Not everyone is as sensible as me however. I was forced to visit the local Tesco yesterday morning before work. Boots was not open and Mrs L needed some critical "right now" items that she had unfortunately not stockpiled, and I needed some hayfever tablets. The world has changed a lot recently, but I expect nobody has told the trees and grasses and they still plan on releasing a shed load of pollen right on time. I am a sufferer, particularly earlier in the season, and with endless birding on the horizon as there will be nothing else to do I needed to get a few weeks worth.
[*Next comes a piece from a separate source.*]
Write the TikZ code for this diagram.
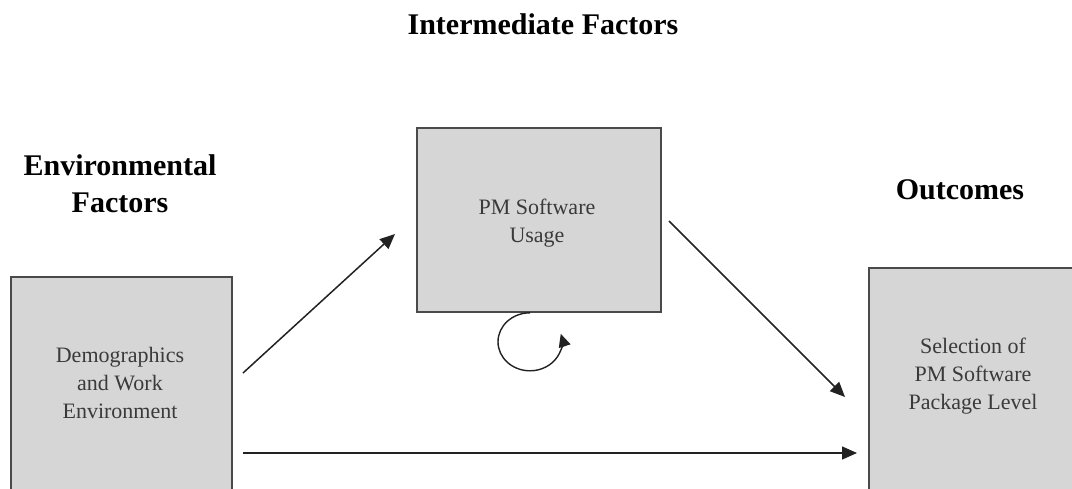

I'd heard that supermarkets were carnage but nothing could have prepared me. The place was packed, the queues for the tills stretched in enormous snakes to the back of the shop. Many of the shelves were bare at 8am. A few lonely items sat in disarray whilst seemingly the whole of East London wheeled grossly overladen trolleys around looking for goods that may have escaped their frantic attention first time around. A few forlorn shoppers who had missed the boat scratched around looking for something, anything, that might provide sustenance. Fortunately for me the things we needed were just about still in stock (heaven forbid if I had wanted a tin of tomatoes...) and I could pay for them at the chemist bit relatively quickly - a few chancers were trying to pay for food shopping there but getting sent away.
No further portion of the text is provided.